Nota del editor: Camilo Egaña es el conductor de Encuentro. Las opiniones expresadas en este artículo son exclusivas del autor.
(CNN Español) – Yo fui un niño difícil en La Habana eufórica y asediada de los años sesenta.
Curioso que jamás nadie de la familia cuente lo dulce y bueno que pude haber sido. Un pescozón y un grito de mi madre o de un maestro ordenaba el caos que yo propiciaba. Y como a Cuba no había llegado la ola de los síndromes, un niño así no padecía nada. Majadería y punto.

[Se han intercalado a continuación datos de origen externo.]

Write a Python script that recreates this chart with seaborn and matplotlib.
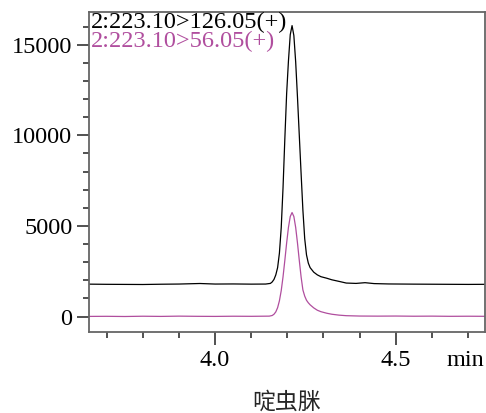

Hoy vivimos en un mundo en el que parece existir un síndrome para cada habitante, para cada circunstancia por rarita que luzca. Por tanto, quien decide ir a contracorriente o desviarse un poco del camino trazado termina bajo el diagnóstico de un síndrome. Y de un psicofármaco, casi siempre.
Si el Quijote viviese en el siglo XXI, estaría hospitalizado y tomando neurolépticos o antipsicóticos para pailar la psicosis reactiva que le habrían diagnosticado. Es lo que sostiene en un informe un psiquiatra español con nombre de burócrata romano —Tiburcio Angosto Saura—, pese a que admite que el Quijote “no parece encajar en ningún diagnóstico”. El hidalgo se curó espontáneamente al final de su vida y eso, según este psiquiatra, es muy propio de los que sufren de psicosis reactiva.
Yo no sé nada de psiquiatría —y se nota—, pero sí sé que justo en el momento en que el Quijote y su escudero están a punto de ser destripados por las aspas de un molino, el hidalgo dice “Ya no puedo más” y empieza a transitar el camino a la cordura. Y es el principio del fin de un hombre que, tras confundirlo todo, reinventa un mundo. Cuando la razón se abre paso entre la bruma del delirio, el Quijote deja de ser lo que siempre ha sido y se convierte en uno más. Como cada uno de nosotros.